> [Requirements]
Look at the data below and print exactly the lines from its first line through the line with "['#FF5E24', '#FFC82E', '#0A9A4B', '#3C9ED3'];"; the pictures stay out of the copy.

START Given data

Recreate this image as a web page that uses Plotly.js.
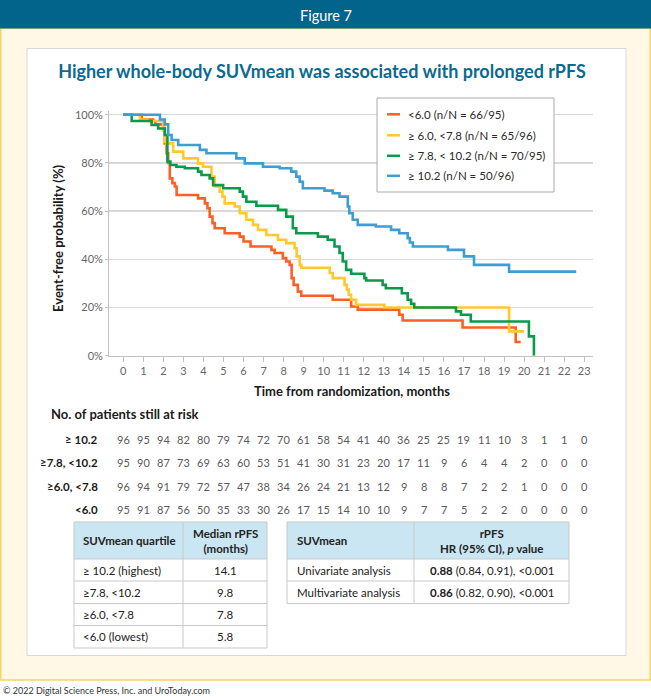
<!DOCTYPE html>
<html>
<head>
<meta charset="utf-8">
<script src="https://cdn.plot.ly/plotly-3.0.1.min.js"></script>
<style>
  html, body { margin: 0; padding: 0; background: #ffffff; }
  #chart { width: 651px; height: 696px; }
</style>
</head>
<body>
<div id="chart"></div>
<script>
// ---- Kaplan-Meier curves: rPFS by whole-body SUVmean quartile ----
const seriesNames = ['<6.0 (n/N = 66/95)', '\u2265 6.0, <7.8 (n/N = 65/96)', '\u2265 7.8, < 10.2 (n/N = 70/95)', '\u2265 10.2 (n/N = 50/96)'];
const seriesColors = ['#FF5E24', '#FFC82E', '#0A9A4B', '#3C9ED3'];

const timeLow = [0, 0.92, 1.49, 1.6, 1.99, 2.07, 2.16, 2.24, 2.32, 2.45, 2.57, 2.66, 3.73, 4.07, 4.2, 4.31, 4.45, 4.56, 5.06, 5.81, 6.0, 6.35, 7.39, 7.55, 7.96, 8.13, 8.3, 8.4, 8.5, 8.71, 8.88, 10.45, 11.37, 11.7, 13.77, 13.94, 16.93, 19.58, 19.83];
const survLow = [100, 98, 97.3, 96, 94.5, 88.1, 84, 80, 73.6, 71.6, 70.2, 66.7, 65.3, 63.2, 61.2, 57.7, 55, 52.9, 50.8, 49.4, 47.4, 45.3, 43.9, 42.6, 40.5, 39.1, 37.7, 32.2, 29.4, 26.6, 24.9, 23.2, 20.4, 19.1, 17, 14.6, 11.7, 5.7, 5.7];

const timeMidLow = [0, 0.83, 1.2, 1.99, 2.07, 2.16, 2.49, 2.99, 3.73, 3.98, 4.4, 4.56, 4.81, 4.95, 5.06, 5.56, 5.81, 6.14, 6.47, 6.72, 7.14, 7.72, 8.13, 8.55, 8.65, 8.8, 8.88, 10.3, 10.45, 11.04, 11.15, 11.25, 11.37, 11.62, 13.03, 19.25, 20.0];
const survMidLow = [100, 98, 97.4, 93.5, 88.8, 88.1, 84.7, 81.9, 79.8, 78.4, 74.3, 70.2, 68.1, 66, 63.2, 61.9, 59.1, 56.4, 54.3, 52.2, 50.1, 48.1, 46.7, 44.6, 41.2, 37.7, 36.5, 34.3, 32.2, 29.4, 27.4, 25.3, 23.2, 21.1, 20.0, 10.1, 10.1];

const timeMidHigh = [0, 0.42, 1.41, 1.74, 2.07, 2.2, 2.35, 2.65, 3.07, 3.73, 3.9, 4.31, 4.48, 4.98, 5.81, 5.97, 6.14, 6.64, 7.72, 8.13, 8.46, 8.63, 9.71, 10.2, 10.54, 10.79, 10.95, 11.12, 11.37, 12.03, 12.12, 12.94, 13.1, 13.9, 14.19, 14.36, 14.52, 16.6, 16.85, 17.34, 20.24, 20.49];
const survMidHigh = [100, 97.4, 95.7, 94.3, 91.6, 80.6, 79.1, 78.4, 77.8, 76.4, 75, 73.6, 70.8, 69.5, 68.1, 66, 63.9, 62.2, 60.5, 57.7, 52.9, 50.8, 49.4, 48.1, 45.3, 42.6, 39.1, 35.6, 34.0, 32.2, 31.2, 29.4, 28.0, 25.9, 23.2, 21.5, 20.0, 18.4, 17.0, 14.2, 8.0, 0];

const timeHigh = [0, 1.83, 2.07, 2.24, 2.41, 2.74, 3.82, 4.15, 5.64, 6.06, 6.97, 7.8, 8.38, 8.63, 8.8, 8.96, 10.04, 10.45, 10.79, 11.2, 11.28, 11.45, 11.7, 12.6, 13.36, 13.77, 14.19, 14.3, 14.45, 16.2, 17.0, 17.5, 19.25, 22.6];
const survHigh = [100, 98, 96, 91.6, 89.5, 87.4, 85.4, 84, 81.9, 79.8, 78.4, 77.8, 76.4, 74.3, 72.2, 69.5, 68.5, 67.4, 66, 61.9, 59.1, 56.4, 54.3, 53.6, 52.2, 50.8, 48.8, 47, 45.3, 43.9, 41.2, 37.7, 34.9, 34.9];

const yTicks = [0, 20, 40, 60, 80, 100];
const yTickLabels = ['0%', '20%', '40%', '60%', '80%', '100%'];

// ---- Number at risk ----
const riskMonths = [0, 1, 2, 3, 4, 5, 6, 7, 8, 9, 10, 11, 12, 13, 14, 15, 16, 17, 18, 19, 20, 21, 22, 23];
const riskLabels = ['\u2265 10.2', '\u22657.8, <10.2', '\u22656.0, <7.8', '<6.0'];
const riskHigh    = [96, 95, 94, 82, 80, 79, 74, 72, 70, 61, 58, 54, 41, 40, 36, 25, 25, 19, 11, 10, 3, 1, 1, 0];
const riskMidHigh = [95, 90, 87, 73, 69, 63, 60, 53, 51, 41, 30, 31, 23, 20, 17, 11, 9, 6, 4, 4, 2, 0, 0, 0];
const riskMidLow  = [96, 94, 91, 79, 72, 57, 47, 38, 34, 26, 24, 21, 13, 12, 9, 8, 8, 7, 2, 2, 1, 0, 0, 0];
const riskLow     = [95, 91, 87, 56, 50, 35, 33, 30, 26, 17, 15, 14, 10, 10, 9, 7, 7, 5, 2, 2, 0, 0, 0, 0];

// ---- Summary tables ----
const quartileHeader = ['SUVmean quartile', 'Median rPFS<br>(months)'];
const quartileLabels = ['\u2265 10.2 (highest)', '\u22657.8, <10.2', '\u22656.0, <7.8', '<6.0 (lowest)'];
const medianRPFS = ['14.1', '9.8', '7.8', '5.8'];
const hrHeader = ['SUVmean', 'rPFS<br>HR (95% CI), <i>p</i> value'];
const analysisLabels = ['Univariate analysis', 'Multivariate analysis'];
const hrValues = ['0.88', '0.86'];
const hrDetails = ['(0.84, 0.91), <0.001', '(0.82, 0.90), <0.001'];

// ---- page geometry helpers (pixel -> paper) ----
const W = 651, H = 696;
const X = p => p / W;
const Y = p => 1 - p / H;
const FONT = 'Lato, "Noto Sans", "DejaVu Sans", sans-serif';

const times = [timeLow, timeMidLow, timeMidHigh, timeHigh];
const survs = [survLow, survMidLow, survMidHigh, survHigh];

const traces = times.map((t, i) => ({
  type: 'scatter',
  mode: 'lines',
  x: t,
  y: survs[i],
  name: seriesNames[i],
  line: { shape: 'hv', color: seriesColors[i], width: 2.6 },
  showlegend: false,
  hoverinfo: 'skip'
}));

const shapes = [];
const annotations = [];

// page frame
shapes.push({ type: 'rect', xref: 'paper', yref: 'paper', x0: X(0.7), x1: X(650.3), y0: Y(680), y1: Y(28),
  fillcolor: '#FFF8E7', line: { color: '#F6D45E', width: 1.5 }, layer: 'below' });
shapes.push({ type: 'rect', xref: 'paper', yref: 'paper', x0: 0, x1: 1, y0: Y(28.5), y1: 1,
  fillcolor: '#03648B', line: { width: 0 }, layer: 'below' });
shapes.push({ type: 'rect', xref: 'paper', yref: 'paper', x0: X(27), x1: X(626), y0: Y(655.5), y1: Y(48.5),
  fillcolor: '#FFFFFF', line: { color: '#D8D8D8', width: 1 }, layer: 'below' });

annotations.push({ xref: 'paper', yref: 'paper', x: X(325.5), y: Y(15), text: 'Figure 7', showarrow: false,
  xanchor: 'center', yanchor: 'middle', font: { family: FONT, size: 14.5, color: '#FFFFFF' } });

// axis titles
annotations.push({ xref: 'paper', yref: 'paper', x: X(352), y: Y(390.5), text: '<b>Time from randomization, months</b>',
  showarrow: false, xanchor: 'center', yanchor: 'middle', font: { family: FONT, size: 13, color: '#1A1A1A' } });
annotations.push({ xref: 'paper', yref: 'paper', x: X(58), y: Y(238), text: '<b>Event-free probability (%)</b>', textangle: -90,
  showarrow: false, xanchor: 'center', yanchor: 'middle', font: { family: FONT, size: 13, color: '#1A1A1A' } });

// legend box
const legTop = 98, legBottom = 192, legLeft = 377, legRight = 554;
shapes.push({ type: 'rect', xref: 'paper', yref: 'paper', x0: X(legLeft), x1: X(legRight), y0: Y(legBottom), y1: Y(legTop),
  fillcolor: '#FFFFFF', line: { color: '#ABABAB', width: 1 } });
const legRows = [114.3, 135.3, 155.8, 175.8];
seriesNames.forEach((name, i) => {
  shapes.push({ type: 'line', xref: 'paper', yref: 'paper', x0: X(387), x1: X(400), y0: Y(legRows[i]), y1: Y(legRows[i]),
    line: { color: seriesColors[i], width: 2.5 } });
  annotations.push({ xref: 'paper', yref: 'paper', x: X(406), y: Y(legRows[i]), text: name, showarrow: false,
    xanchor: 'left', yanchor: 'middle', font: { family: FONT, size: 11.5, color: '#2A2A2A' } });
});

// number at risk
annotations.push({ xref: 'paper', yref: 'paper', x: X(49), y: Y(413.5), text: '<b>No. of patients still at risk</b>',
  showarrow: false, xanchor: 'left', yanchor: 'middle', font: { family: FONT, size: 13, color: '#1A1A1A' } });
const riskRows = [riskHigh, riskMidHigh, riskMidLow, riskLow];
const riskRowY = [439, 462.5, 486, 509];
riskRows.forEach((row, r) => {
  annotations.push({ xref: 'paper', yref: 'paper', x: X(100), y: Y(riskRowY[r]), text: '<b>' + riskLabels[r] + '</b>',
    showarrow: false, xanchor: 'right', yanchor: 'middle', font: { family: FONT, size: 11.5, color: '#1A1A1A' } });
  row.forEach((n, m) => {
    annotations.push({ xref: 'x', yref: 'paper', x: riskMonths[m], y: Y(riskRowY[r]), text: String(n),
      showarrow: false, xanchor: 'center', yanchor: 'middle', font: { family: FONT, size: 11, color: '#5A5A5A' } });
  });
});

// table drawing helper
function drawTable(left, mid, right, top, headBottom, rowLines, header, col1, col2, col1Pad) {
  shapes.push({ type: 'rect', xref: 'paper', yref: 'paper', x0: X(left), x1: X(right), y0: Y(headBottom), y1: Y(top),
    fillcolor: '#CBE6F3', line: { width: 0 }, layer: 'below' });
  const border = { color: '#C9C9C9', width: 1 };
  const bottom = rowLines[rowLines.length - 1];
  shapes.push({ type: 'rect', xref: 'paper', yref: 'paper', x0: X(left), x1: X(right), y0: Y(bottom), y1: Y(top),
    line: border, fillcolor: 'rgba(0,0,0,0)' });
  shapes.push({ type: 'line', xref: 'paper', yref: 'paper', x0: X(mid), x1: X(mid), y0: Y(bottom), y1: Y(top), line: border });
  [headBottom].concat(rowLines.slice(0, -1)).forEach(yy => {
    shapes.push({ type: 'line', xref: 'paper', yref: 'paper', x0: X(left), x1: X(right), y0: Y(yy), y1: Y(yy), line: border });
  });
  const hy = (top + headBottom) / 2;
  const tf = { family: FONT, size: 11.5, color: '#222222' };
  annotations.push({ xref: 'paper', yref: 'paper', x: X(left + col1Pad), y: Y(hy), text: '<b>' + header[0] + '</b>',
    showarrow: false, xanchor: 'left', yanchor: 'middle', font: tf });
  annotations.push({ xref: 'paper', yref: 'paper', x: X((mid + right) / 2), y: Y(hy), text: '<b>' + header[1] + '</b>',
    showarrow: false, xanchor: 'center', yanchor: 'middle', align: 'center', font: tf });
  let prev = headBottom;
  rowLines.forEach((yy, i) => {
    const cy = (prev + yy) / 2;
    annotations.push({ xref: 'paper', yref: 'paper', x: X(left + col1Pad), y: Y(cy), text: col1[i],
      showarrow: false, xanchor: 'left', yanchor: 'middle', font: tf });
    annotations.push({ xref: 'paper', yref: 'paper', x: X((mid + right) / 2), y: Y(cy), text: col2[i],
      showarrow: false, xanchor: 'center', yanchor: 'middle', font: tf });
    prev = yy;
  });
}

drawTable(74, 183, 267, 522, 559, [581, 603.5, 625.5, 648], quartileHeader, quartileLabels, medianRPFS, 7);
drawTable(287, 414, 569, 522, 559, [581, 603.5], hrHeader, analysisLabels,
  hrValues.map((v, i) => '<b>' + v + '</b> ' + hrDetails[i]), 8);

// footer
annotations.push({ xref: 'paper', yref: 'paper', x: X(1), y: Y(690), text: '\u00a9 2022 Digital Science Press, Inc. and UroToday.com',
  showarrow: false, xanchor: 'left', yanchor: 'middle', font: { family: FONT, size: 9, color: '#333333' } });

// axes geometry: 0 months at 123.3px, 20.04 px per month; 0% at 355.7px, 2.41 px per %
const pxPerMonth = 20.04, x0px = 123.3, plotLeft = 109.3, plotRight = 593;
const yZero = 355.7, pxPerPct = 2.41, yTopPct = 101.5;

const layout = {
  width: W, height: H,
  margin: { l: 0, r: 0, t: 0, b: 0 },
  paper_bgcolor: '#FFFFFF',
  plot_bgcolor: 'rgba(0,0,0,0)',
  font: { family: FONT },
  showlegend: false,
  title: {
    text: '<b>Higher whole-body SUVmean was associated with prolonged rPFS</b>',
    x: X(322), y: Y(72), xanchor: 'center', yanchor: 'middle',
    font: { family: FONT, size: 18, color: '#0B6A90' }
  },
  xaxis: {
    domain: [X(plotLeft), X(plotRight)],
    range: [(plotLeft - x0px) / pxPerMonth, (plotRight - x0px) / pxPerMonth],
    tickvals: riskMonths,
    ticks: 'outside', ticklen: 5, tickcolor: '#C2C2C2', tickwidth: 1,
    showline: true, linecolor: '#C2C2C2', linewidth: 1.2,
    showgrid: false, zeroline: false,
    tickfont: { family: FONT, size: 11, color: '#666666' },
    fixedrange: true
  },
  yaxis: {
    domain: [Y(yZero), Y(yZero - yTopPct * pxPerPct)],
    range: [0, yTopPct],
    tickmode: 'array', tickvals: yTicks, ticktext: yTickLabels,
    ticks: 'outside', ticklen: 3, tickcolor: '#C2C2C2',
    showline: true, linecolor: '#C2C2C2', linewidth: 1.2,
    showgrid: true, gridcolor: '#D9D9D9', gridwidth: 1.3,
    zeroline: false,
    tickfont: { family: FONT, size: 11, color: '#666666' },
    fixedrange: true
  },
  shapes: shapes,
  annotations: annotations
};

Plotly.newPlot('chart', traces, layout, { displayModeBar: false, staticPlot: true });
</script>
</body>
</html>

END Given data

> [Result of this task]
Recreate this image as a web page that uses Plotly.js.
<!DOCTYPE html>
<html>
<head>
<meta charset="utf-8">
<script src="https://cdn.plot.ly/plotly-3.0.1.min.js"></script>
<style>
  html, body { margin: 0; padding: 0; background: #ffffff; }
  #chart { width: 651px; height: 696px; }
</style>
</head>
<body>
<div id="chart"></div>
<script>
// ---- Kaplan-Meier curves: rPFS by whole-body SUVmean quartile ----
const seriesNames = ['<6.0 (n/N = 66/95)', '\u2265 6.0, <7.8 (n/N = 65/96)', '\u2265 7.8, < 10.2 (n/N = 70/95)', '\u2265 10.2 (n/N = 50/96)'];
const seriesColors = ['#FF5E24', '#FFC82E', '#0A9A4B', '#3C9ED3'];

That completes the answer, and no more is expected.